‘The Staircase’: What Happened to Blood Spatter Analyst Duane Deaver After the Case?

Expert on Michael Peterson’s case becomes a central figure late in the series as evidence is called into question

the staircase duane deaver
Netflix

(Note: This post contains spoilers for the Netflix series “The Staircase,” so you might want to finish it before reading on.)

One of the key figures in the long-running case of Michael Peterson in “The Staircase” is Duane Deaver, a blood spatter analyst who worked for North Carolina’s State Bureau of Investigation in 2002 when the case went to trial.

Deaver’s expert testimony is a major part of what lead to Peterson’s conviction for the murder of his wife, Kathleen Peterson, in 2001. The blood spatter expert insists in “The Staircase” that the patterns seen in the staircase of the Peterson home were the result of Kathleen Peterson being beaten to death. Though Peterson maintained his innocence and the defense presented blood spatter experts of its own, the jury convicted Peterson of first-degree murder in 2003, and sentenced him to life in prison.

It wasn’t until eight years later, after Peterson had exhausted his appeals, that a chance arose to reopen his case. A series of newspaper articles challenged the findings of the SBI and Deaver in particular, which caused the North Carolina attorney general to launch an investigation.

Deaver was suspended after it came to light that he failed to report blood test results that would have been helpful to the defense in the case of Greg Taylor — a man whose conviction was thrown out after he spent 19 years in prison for a murder he didn’t commit. Judge Orlando Hudson Jr. also ruled that Deaver perjured himself during Peterson’s trial, and awarded him a new trial as a result. (Check out our big rundown of what happened in the Taylor case right here.)

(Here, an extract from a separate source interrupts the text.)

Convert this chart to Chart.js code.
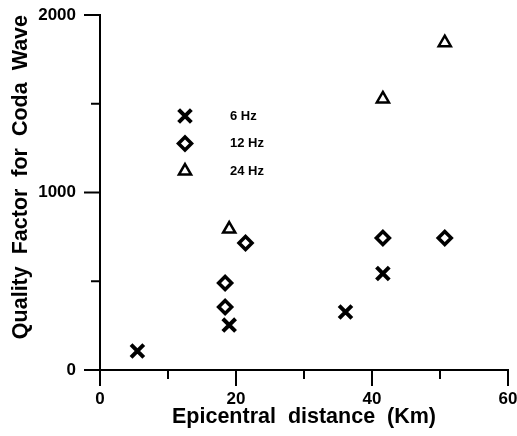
<!DOCTYPE html>
<html>
<head>
<meta charset="utf-8">
<script src="https://cdn.jsdelivr.net/npm/chart.js@4.4.1/dist/chart.umd.min.js"></script>
<style>
    html, body { margin: 0; padding: 0; background: #fff; }
    #box { width: 517px; height: 436px; position: relative; }
</style>
</head>
<body>
<div id="box"><canvas id="grafico"></canvas></div>
<script>
const seriesLabels = ['6 Hz', '12 Hz', '24 Hz'];

const distance6 = [5.5, 19.0, 36.1, 41.6];
const q6 = [107, 253, 327, 544];

const distance12 = [18.4, 18.4, 21.4, 41.6, 50.7];
const q12 = [490, 355, 715, 744, 744];

const distance24 = [19.0, 41.6, 50.7];
const q24 = [794, 1527, 1844];

const xMajorTicks = [0, 20, 40, 60];
const xMinorTicks = [10, 30, 50];
const yMajorTicks = [0, 1000, 2000];
const yMinorTicks = [500, 1500];

const fonte = 'Liberation Sans, Arial, sans-serif';

function pontos(xs, ys) {
    return xs.map((x, i) => ({ x: x, y: ys[i] }));
}

const estilos = [
    { pointStyle: 'crossRot', radius: 9, borderWidth: 4 },
    { pointStyle: 'rectRot', radius: 6.5, borderWidth: 3.5 },
    { pointStyle: 'triangle', radius: 7, borderWidth: 2.5 }
];

const datasets = [
    pontos(distance6, q6),
    pontos(distance12, q12),
    pontos(distance24, q24)
].map((data, i) => ({
    label: seriesLabels[i],
    data: data,
    pointStyle: estilos[i].pointStyle,
    pointRadius: estilos[i].radius,
    pointHoverRadius: estilos[i].radius,
    pointBorderWidth: estilos[i].borderWidth,
    pointBorderColor: '#000',
    pointBackgroundColor: '#fff',
    showLine: false
}));

// marcas dos eixos (maiores e menores) desenhadas a partir das escalas
const marcasEixos = {
    id: 'marcasEixos',
    afterDraw(chart) {
        const ctx = chart.ctx;
        const sx = chart.scales.x, sy = chart.scales.y;
        const base = sy.getPixelForValue(0);
        const esq = sx.getPixelForValue(0);
        ctx.save();
        ctx.strokeStyle = '#000';
        ctx.lineWidth = 2;
        ctx.beginPath();
        xMajorTicks.forEach(v => { const p = sx.getPixelForValue(v); ctx.moveTo(p, base); ctx.lineTo(p, base + 16); });
        xMinorTicks.forEach(v => { const p = sx.getPixelForValue(v); ctx.moveTo(p, base - 1); ctx.lineTo(p, base + 9); });
        yMajorTicks.forEach(v => { const p = sy.getPixelForValue(v); ctx.moveTo(esq, p); ctx.lineTo(esq - 16, p); });
        yMinorTicks.forEach(v => { const p = sy.getPixelForValue(v); ctx.moveTo(esq, p); ctx.lineTo(esq - 9, p); });
        ctx.stroke();
        ctx.restore();
    }
};

// legenda dentro da area do grafico
const legendaInterna = {
    id: 'legendaInterna',
    afterDatasetsDraw(chart) {
        const ctx = chart.ctx;
        ctx.save();
        chart.data.datasets.forEach((ds, i) => {
            const y = 116 + i * 27.5;
            ctx.strokeStyle = '#000';
            ctx.fillStyle = '#fff';
            ctx.lineWidth = ds.pointBorderWidth;
            Chart.helpers.drawPoint(ctx, {
                pointStyle: ds.pointStyle,
                radius: ds.pointRadius,
                borderWidth: ds.pointBorderWidth,
                rotation: 0
            }, 185, y);
            ctx.fillStyle = '#000';
            ctx.font = 'bold 13px ' + fonte;
            ctx.textAlign = 'left';
            ctx.textBaseline = 'middle';
            ctx.fillText(ds.label, 230, y);
        });
        ctx.restore();
    }
};

function semPadding(s) {
    s.paddingTop = 0;
    s.paddingBottom = 0;
    s.paddingLeft = 0;
    s.paddingRight = 0;
}

new Chart(document.getElementById('grafico').getContext('2d'), {
    type: 'scatter',
    data: { datasets },
    plugins: [marcasEixos, legendaInterna],
    options: {
        responsive: true,
        maintainAspectRatio: false,
        animation: false,
        layout: { autoPadding: false, padding: { top: 15, right: 9, left: 0, bottom: 0 } },
        plugins: {
            legend: { display: false },
            tooltip: { enabled: false }
        },
        scales: {
            x: {
                type: 'linear',
                min: 0,
                max: 60,
                afterFit: s => { s.height = 66; semPadding(s); },
                afterBuildTicks: s => { s.ticks = xMajorTicks.map(v => ({ value: v })); },
                grid: { display: false, drawTicks: false },
                border: { display: true, color: '#000', width: 2 },
                ticks: {
                    color: '#000',
                    padding: 19,
                    callback: v => String(v),
                    font: { family: fonte, size: 17, weight: 'bold' }
                },
                title: {
                    display: true,
                    text: 'Epicentral  distance  (Km)',
                    color: '#000',
                    padding: { top: 0, bottom: 6 },
                    font: { family: fonte, size: 21.5, weight: 'bold' }
                }
            },
            y: {
                type: 'linear',
                min: 0,
                max: 2000,
                afterFit: s => { s.width = 100; semPadding(s); },
                afterBuildTicks: s => { s.ticks = yMajorTicks.map(v => ({ value: v })); },
                grid: { display: false, drawTicks: false },
                border: { display: true, color: '#000', width: 2 },
                ticks: {
                    color: '#000',
                    padding: 24,
                    callback: v => String(v),
                    font: { family: fonte, size: 17, weight: 'bold' }
                },
                title: {
                    display: true,
                    text: 'Quality  Factor  for  Coda  Wave',
                    color: '#000',
                    align: 'end',
                    padding: { top: 8, bottom: 0 },
                    font: { family: fonte, size: 21.5, weight: 'bold' }
                }
            }
        }
    }
});
</script>
</body>
</html>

So what happened to Deaver? The agent had a 25-year career as a blood spatter analyst, but was fired from the SBI in 2011, as WRAL reported, after an audit discovered that he had falsified evidence in 34 different cases. (The SBI in whole was found to have misstated findings and falsely reported evidence in more than 200 cases between 1987 and 2003.)

Deaver attempted to argue that he was wrongfully terminated, but a judge upheld the firing in August 2014. In November, though, the North Carolina Human Resources Commissioned ruled that Deaver should have been demoted and his pay lowered by 10 percent, which is what it did to other agents with similar disciplinary issues. It ordered that the SBI should pay Deaver 34 months of back pay, but that it was right to fire Deaver in 2013 after the perjury ruling in the Peterson case.

Taylor sued North Carolina after his wrongful imprisonment and won a settlement of $4.625 milion from the state, as McClatchy reported. Another former defendant brought a lawsuit against Deaver after he stood trial for murder in 2007. Kirk Turner was accused of killing his wife in a case that appears in “The Staircase” — a jury found that she attacked him, and Turner killed her in self-defense.

Turner sued Deaver and another SBI agent, Gerald Thomas, WRAL reported. The suit alleged that the two agents created their theory of what happened and then tried to force their scientific results to match the theory. A Superior Court judge threw out the suit, but it was reinstated by the North Carolina Court of Appeals in 2016. The SBI settled Turner’s case in April 2018 for $200,000, the Winston-Salem Journal reported. But as part of the settlement, Deaver and the SBI admitted no wrongdoing.

After he was fired from the SBI, Deaver left work in criminal justice. Today, according to his LinkedIn profile, Deaver serves as Director of Operations at ISS Facilities in Texas.